====== Information supplied

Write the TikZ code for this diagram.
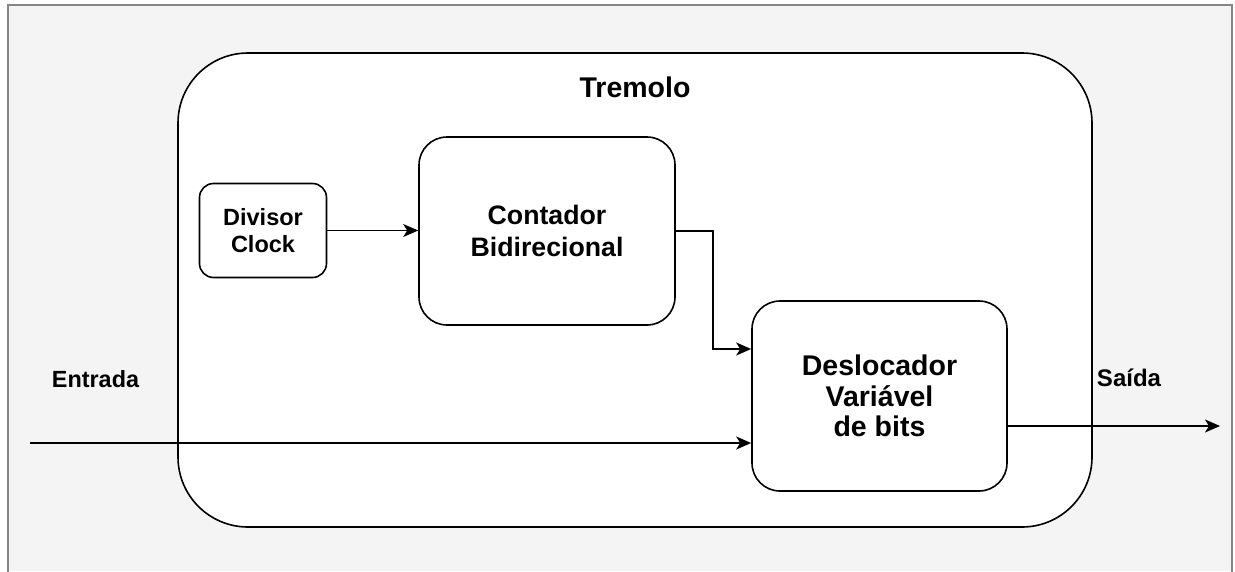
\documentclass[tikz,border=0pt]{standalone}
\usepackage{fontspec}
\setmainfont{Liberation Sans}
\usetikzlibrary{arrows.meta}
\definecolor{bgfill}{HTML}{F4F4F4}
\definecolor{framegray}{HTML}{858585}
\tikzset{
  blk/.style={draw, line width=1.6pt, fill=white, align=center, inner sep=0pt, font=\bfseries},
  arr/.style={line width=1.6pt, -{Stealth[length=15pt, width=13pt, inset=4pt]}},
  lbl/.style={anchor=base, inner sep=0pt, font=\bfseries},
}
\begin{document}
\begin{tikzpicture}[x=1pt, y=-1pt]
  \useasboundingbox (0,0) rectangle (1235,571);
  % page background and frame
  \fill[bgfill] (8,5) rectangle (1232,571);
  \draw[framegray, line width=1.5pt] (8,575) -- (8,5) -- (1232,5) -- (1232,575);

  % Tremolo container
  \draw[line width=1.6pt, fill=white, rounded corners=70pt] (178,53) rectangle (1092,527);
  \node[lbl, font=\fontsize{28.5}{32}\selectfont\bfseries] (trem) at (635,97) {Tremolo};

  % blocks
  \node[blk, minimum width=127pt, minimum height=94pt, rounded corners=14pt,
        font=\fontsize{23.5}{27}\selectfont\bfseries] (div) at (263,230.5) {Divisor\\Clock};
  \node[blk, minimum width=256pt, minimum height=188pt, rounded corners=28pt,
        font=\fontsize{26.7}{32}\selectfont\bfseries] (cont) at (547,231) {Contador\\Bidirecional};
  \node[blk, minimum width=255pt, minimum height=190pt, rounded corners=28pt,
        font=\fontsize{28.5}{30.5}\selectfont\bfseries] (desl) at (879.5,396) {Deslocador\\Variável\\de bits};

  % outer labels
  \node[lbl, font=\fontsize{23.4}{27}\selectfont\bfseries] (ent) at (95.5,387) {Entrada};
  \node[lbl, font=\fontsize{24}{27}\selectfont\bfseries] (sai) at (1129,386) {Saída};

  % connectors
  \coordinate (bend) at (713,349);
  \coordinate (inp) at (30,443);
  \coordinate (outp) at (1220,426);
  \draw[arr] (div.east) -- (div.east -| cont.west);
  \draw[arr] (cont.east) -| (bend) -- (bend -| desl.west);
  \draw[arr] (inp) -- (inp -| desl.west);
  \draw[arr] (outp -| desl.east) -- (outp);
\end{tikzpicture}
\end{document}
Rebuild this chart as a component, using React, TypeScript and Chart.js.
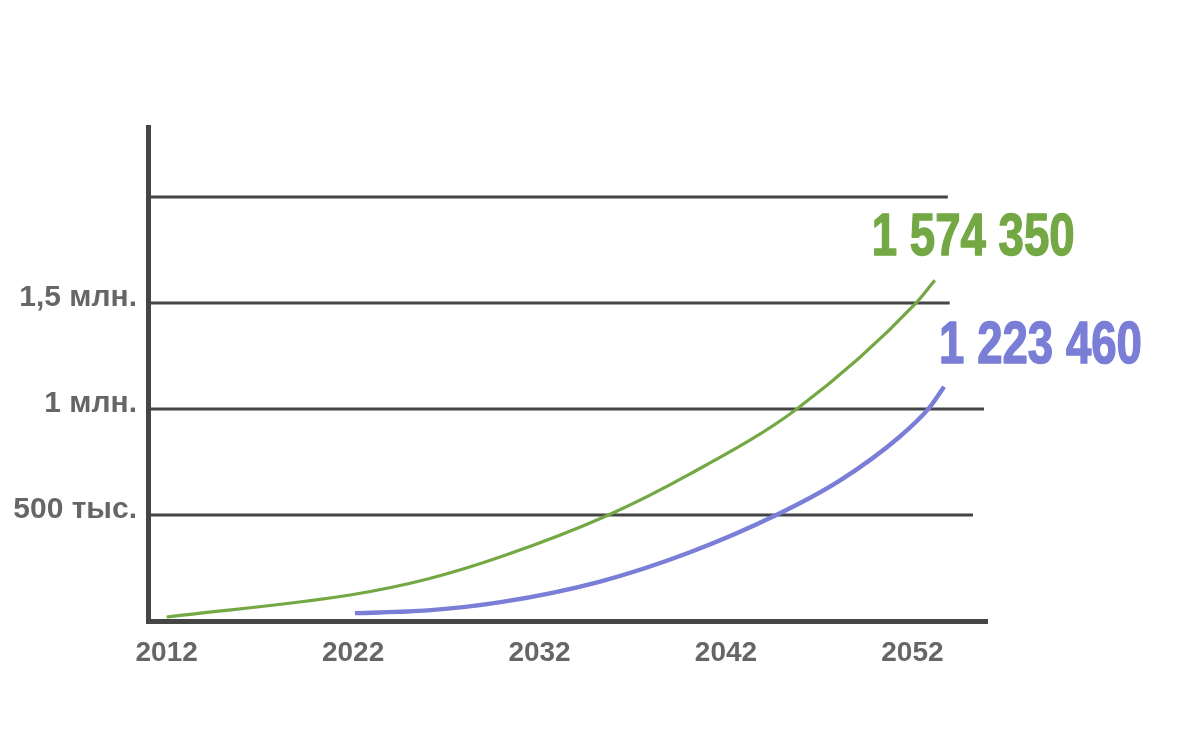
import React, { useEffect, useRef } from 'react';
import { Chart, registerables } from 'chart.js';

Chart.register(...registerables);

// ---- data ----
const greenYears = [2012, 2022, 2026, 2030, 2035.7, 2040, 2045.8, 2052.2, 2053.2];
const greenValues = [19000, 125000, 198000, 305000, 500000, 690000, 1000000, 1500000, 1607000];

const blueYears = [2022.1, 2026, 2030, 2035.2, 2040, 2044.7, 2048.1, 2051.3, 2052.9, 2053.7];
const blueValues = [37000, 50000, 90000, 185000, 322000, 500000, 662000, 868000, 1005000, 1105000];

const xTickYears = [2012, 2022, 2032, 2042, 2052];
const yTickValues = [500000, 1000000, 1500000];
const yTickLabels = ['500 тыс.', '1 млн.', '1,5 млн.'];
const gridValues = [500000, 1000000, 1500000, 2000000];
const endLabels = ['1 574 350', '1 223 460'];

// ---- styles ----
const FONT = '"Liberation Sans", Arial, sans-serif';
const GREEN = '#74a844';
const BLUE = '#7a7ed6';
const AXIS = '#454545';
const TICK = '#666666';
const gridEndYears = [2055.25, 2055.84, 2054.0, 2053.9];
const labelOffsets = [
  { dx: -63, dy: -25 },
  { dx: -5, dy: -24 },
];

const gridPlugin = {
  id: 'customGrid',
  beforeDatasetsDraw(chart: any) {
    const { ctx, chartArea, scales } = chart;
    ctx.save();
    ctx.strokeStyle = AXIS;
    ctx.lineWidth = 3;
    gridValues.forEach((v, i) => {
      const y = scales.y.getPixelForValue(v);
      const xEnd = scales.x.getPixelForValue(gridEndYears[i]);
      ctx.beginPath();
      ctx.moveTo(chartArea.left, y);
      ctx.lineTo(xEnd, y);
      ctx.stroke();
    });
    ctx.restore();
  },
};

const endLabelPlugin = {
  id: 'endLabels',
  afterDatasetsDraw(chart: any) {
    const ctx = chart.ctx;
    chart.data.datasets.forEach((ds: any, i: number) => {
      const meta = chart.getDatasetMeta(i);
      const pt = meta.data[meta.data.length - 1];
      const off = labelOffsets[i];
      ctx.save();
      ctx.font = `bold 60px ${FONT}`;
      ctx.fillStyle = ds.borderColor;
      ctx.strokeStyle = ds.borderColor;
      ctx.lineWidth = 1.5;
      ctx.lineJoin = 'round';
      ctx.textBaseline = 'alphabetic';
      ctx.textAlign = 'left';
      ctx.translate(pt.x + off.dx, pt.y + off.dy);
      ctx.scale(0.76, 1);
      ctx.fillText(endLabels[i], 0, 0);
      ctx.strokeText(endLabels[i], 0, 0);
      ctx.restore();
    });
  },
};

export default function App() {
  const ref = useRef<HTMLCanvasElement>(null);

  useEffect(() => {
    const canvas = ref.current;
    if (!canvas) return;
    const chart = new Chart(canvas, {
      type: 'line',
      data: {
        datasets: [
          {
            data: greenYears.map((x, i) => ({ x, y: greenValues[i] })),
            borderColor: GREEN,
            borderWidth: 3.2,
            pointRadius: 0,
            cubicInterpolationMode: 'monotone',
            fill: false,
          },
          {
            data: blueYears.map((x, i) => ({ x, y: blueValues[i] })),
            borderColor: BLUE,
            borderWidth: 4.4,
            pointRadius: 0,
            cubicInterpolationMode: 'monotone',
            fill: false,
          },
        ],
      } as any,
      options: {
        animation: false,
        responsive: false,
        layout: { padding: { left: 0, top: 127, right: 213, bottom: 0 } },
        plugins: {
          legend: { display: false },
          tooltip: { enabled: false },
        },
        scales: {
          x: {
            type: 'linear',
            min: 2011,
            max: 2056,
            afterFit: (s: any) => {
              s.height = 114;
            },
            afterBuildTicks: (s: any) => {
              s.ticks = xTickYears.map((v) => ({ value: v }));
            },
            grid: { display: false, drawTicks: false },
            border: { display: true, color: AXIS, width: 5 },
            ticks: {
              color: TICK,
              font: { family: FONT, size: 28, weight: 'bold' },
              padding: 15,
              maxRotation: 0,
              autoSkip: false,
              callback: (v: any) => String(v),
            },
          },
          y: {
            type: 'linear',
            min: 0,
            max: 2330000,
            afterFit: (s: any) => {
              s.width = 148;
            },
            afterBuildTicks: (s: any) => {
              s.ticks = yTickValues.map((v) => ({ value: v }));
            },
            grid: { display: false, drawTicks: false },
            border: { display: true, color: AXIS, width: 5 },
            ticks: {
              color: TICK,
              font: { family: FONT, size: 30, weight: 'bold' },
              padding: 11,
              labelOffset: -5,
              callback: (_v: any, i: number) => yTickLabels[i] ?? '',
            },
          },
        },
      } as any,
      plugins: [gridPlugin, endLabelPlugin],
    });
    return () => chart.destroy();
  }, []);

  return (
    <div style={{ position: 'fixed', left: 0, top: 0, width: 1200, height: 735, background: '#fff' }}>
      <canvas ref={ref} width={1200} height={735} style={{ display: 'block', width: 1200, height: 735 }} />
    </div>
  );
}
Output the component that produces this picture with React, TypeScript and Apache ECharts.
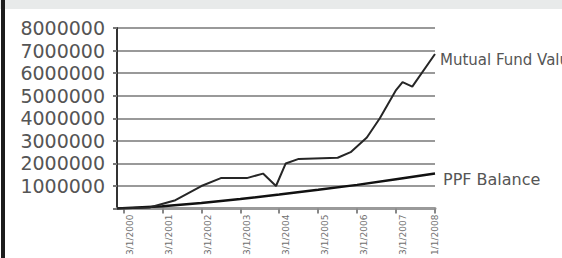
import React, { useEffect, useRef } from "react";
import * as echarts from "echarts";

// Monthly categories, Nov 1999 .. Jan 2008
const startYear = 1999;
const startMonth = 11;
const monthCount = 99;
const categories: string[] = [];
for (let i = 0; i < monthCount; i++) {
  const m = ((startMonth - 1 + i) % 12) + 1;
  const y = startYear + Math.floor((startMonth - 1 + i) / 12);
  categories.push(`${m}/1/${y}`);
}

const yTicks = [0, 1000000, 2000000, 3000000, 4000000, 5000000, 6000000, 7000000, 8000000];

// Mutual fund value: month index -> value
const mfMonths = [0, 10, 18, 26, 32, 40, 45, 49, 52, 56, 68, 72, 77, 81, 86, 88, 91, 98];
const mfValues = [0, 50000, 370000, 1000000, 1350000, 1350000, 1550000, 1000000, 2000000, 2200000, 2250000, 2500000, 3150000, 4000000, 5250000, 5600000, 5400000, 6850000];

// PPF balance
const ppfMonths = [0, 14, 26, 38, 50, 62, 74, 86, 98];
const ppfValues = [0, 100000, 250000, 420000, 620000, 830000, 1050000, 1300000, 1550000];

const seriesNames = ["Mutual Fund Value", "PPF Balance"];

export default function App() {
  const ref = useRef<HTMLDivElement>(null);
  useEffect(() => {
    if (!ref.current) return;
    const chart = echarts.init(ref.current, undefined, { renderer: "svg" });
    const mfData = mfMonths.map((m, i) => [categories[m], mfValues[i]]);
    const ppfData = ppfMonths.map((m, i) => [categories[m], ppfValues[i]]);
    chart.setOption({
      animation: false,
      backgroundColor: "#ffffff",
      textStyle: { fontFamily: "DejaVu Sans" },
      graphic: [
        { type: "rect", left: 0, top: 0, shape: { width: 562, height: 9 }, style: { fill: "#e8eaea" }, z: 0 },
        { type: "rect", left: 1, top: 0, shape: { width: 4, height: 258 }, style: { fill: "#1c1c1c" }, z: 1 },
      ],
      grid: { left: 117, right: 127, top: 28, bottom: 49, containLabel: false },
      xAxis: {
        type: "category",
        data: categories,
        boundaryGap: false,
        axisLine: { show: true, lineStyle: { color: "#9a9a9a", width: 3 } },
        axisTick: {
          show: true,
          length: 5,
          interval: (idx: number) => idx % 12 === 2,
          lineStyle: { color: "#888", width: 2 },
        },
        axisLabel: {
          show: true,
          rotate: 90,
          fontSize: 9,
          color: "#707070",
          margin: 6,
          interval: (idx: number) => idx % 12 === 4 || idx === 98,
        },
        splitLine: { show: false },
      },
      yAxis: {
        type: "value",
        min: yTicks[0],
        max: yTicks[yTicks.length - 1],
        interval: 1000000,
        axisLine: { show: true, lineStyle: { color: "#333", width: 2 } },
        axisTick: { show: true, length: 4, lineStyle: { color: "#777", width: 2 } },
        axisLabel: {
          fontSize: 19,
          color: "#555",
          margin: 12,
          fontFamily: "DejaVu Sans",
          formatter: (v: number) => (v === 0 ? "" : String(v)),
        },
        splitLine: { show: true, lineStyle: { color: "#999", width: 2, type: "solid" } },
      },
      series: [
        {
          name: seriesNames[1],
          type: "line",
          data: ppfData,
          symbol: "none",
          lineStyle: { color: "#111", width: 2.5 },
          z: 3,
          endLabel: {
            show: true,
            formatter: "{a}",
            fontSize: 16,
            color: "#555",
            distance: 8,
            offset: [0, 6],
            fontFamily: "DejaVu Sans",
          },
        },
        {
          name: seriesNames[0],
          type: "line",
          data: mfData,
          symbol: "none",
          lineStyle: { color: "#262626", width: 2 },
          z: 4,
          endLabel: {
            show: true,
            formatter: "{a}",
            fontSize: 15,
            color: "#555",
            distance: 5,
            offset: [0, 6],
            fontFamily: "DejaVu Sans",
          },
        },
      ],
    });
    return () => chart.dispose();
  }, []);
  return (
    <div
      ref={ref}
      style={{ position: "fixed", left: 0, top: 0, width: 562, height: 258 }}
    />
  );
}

============

● **Problem requirements**
Quote, please, every line of the material above from its start through the line that has "(trem) at (635,97)", reproducing the words exactly and dropping any images.

● **Finished task**
Write the TikZ code for this diagram.
\documentclass[tikz,border=0pt]{standalone}
\usepackage{fontspec}
\setmainfont{Liberation Sans}
\usetikzlibrary{arrows.meta}
\definecolor{bgfill}{HTML}{F4F4F4}
\definecolor{framegray}{HTML}{858585}
\tikzset{
  blk/.style={draw, line width=1.6pt, fill=white, align=center, inner sep=0pt, font=\bfseries},
  arr/.style={line width=1.6pt, -{Stealth[length=15pt, width=13pt, inset=4pt]}},
  lbl/.style={anchor=base, inner sep=0pt, font=\bfseries},
}
\begin{document}
\begin{tikzpicture}[x=1pt, y=-1pt]
  \useasboundingbox (0,0) rectangle (1235,571);
  % page background and frame
  \fill[bgfill] (8,5) rectangle (1232,571);
  \draw[framegray, line width=1.5pt] (8,575) -- (8,5) -- (1232,5) -- (1232,575);

  % Tremolo container
  \draw[line width=1.6pt, fill=white, rounded corners=70pt] (178,53) rectangle (1092,527);
  \node[lbl, font=\fontsize{28.5}{32}\selectfont\bfseries] (trem) at (635,97) {Tremolo};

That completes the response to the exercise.